Ainsi a proliféré dans le site une multitude de constructions en tous genres, de la cabane à la maisonnette à usage de « résidence secondaire» ou « d’abris de jardin » illicites le plus souvent.
Utilisant les matériaux les plus variés, les couleurs, les formes, les styles les plus disparates, elles reflètent avec diversité et parfois fantaisie, l’expression de l’imagination individuelle libérée des procédures administratives et participent ainsi à l’originalité du site.
4. Les structures d’accueil
De tout temps le public a fréquenté les hortillonnages : dancing du Week-end, guinguette de l’île Robinson, piscines de l’ile aux Fagots et de « Fémina Sport » dont les vieux Amiénois conservent le souvenir.
Aujourd’hui disparus ces lieux de distraction ont cédé la place à des structures nouvelles de fonction différente : l’Ile aux Fagots remplit un rôle d’abord éducatif et pédagogique et l’embarcadère du « Week-end », point de départ des visites en bateau, un rôle touristique.
a) L’Ile aux Fagots :
Conscients de la qualité d’un tel patrimoine, les élus des communes d’Amiens, Camon, Rivery, regroupées en Syndicat (Syndicat Intercommunal pour l’Aménagement et la Sauvegarde des Hortillonnages créé en 1977), décidèrent l’installation d’une structure d’accueil : « l’Ile aux Fagots » (1980).

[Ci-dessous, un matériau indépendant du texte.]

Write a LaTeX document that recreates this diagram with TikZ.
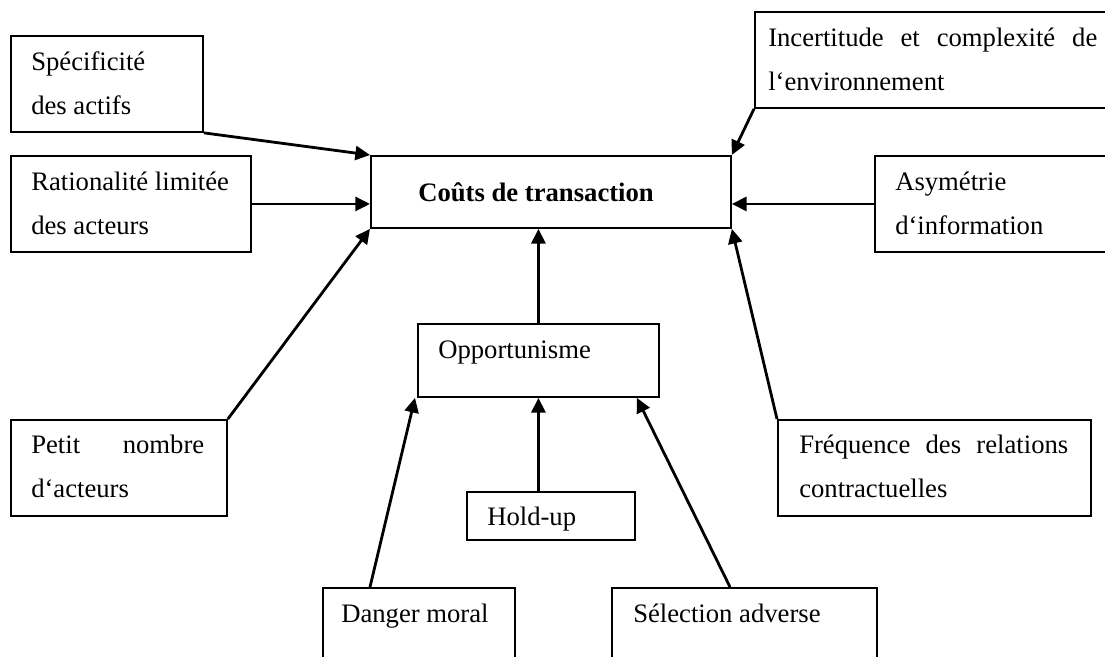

Structure légère (bois) d’une architecture discrète, bien intégrée dans le site, le local sert de support à des activités pédagogiques :
- Pour le public scolaire, initiation à l’environnement et découverte du milieu humide.
- Etude de l’écosystème des hortillonnages pour un public de spécialistes
Ouvert à tout public, ce centre est le premier témoignage d’une valorisation réussie du site.
b) Le Week-end :
Pour répondre à l’attrait qu’un tel lieu exerce auprès du public, l’Association de Sauvegarde créée en 1975 par quelques précurseurs amoureux des hortillonnages, décidait d’organiser et d’encadrer des visites guidées dans une partie du site. Elle renouait ainsi avec une tradition : la fréquentation collective du site.
De l’embarcadère aménagé au « Week-end » partent ainsi chaque année plusieurs milliers de touristes qui découvrent avec satisfaction les hortillonnages. C’est aussi un moyen de promouvoir Amiens et sa région.
5. La friche ou les terres sans utilisation apparente :
A côté des secteurs de jardinage, de maraîchage ou d’agrément, existent des aires délaissées, sur lesquelles la nature a repris ses droits.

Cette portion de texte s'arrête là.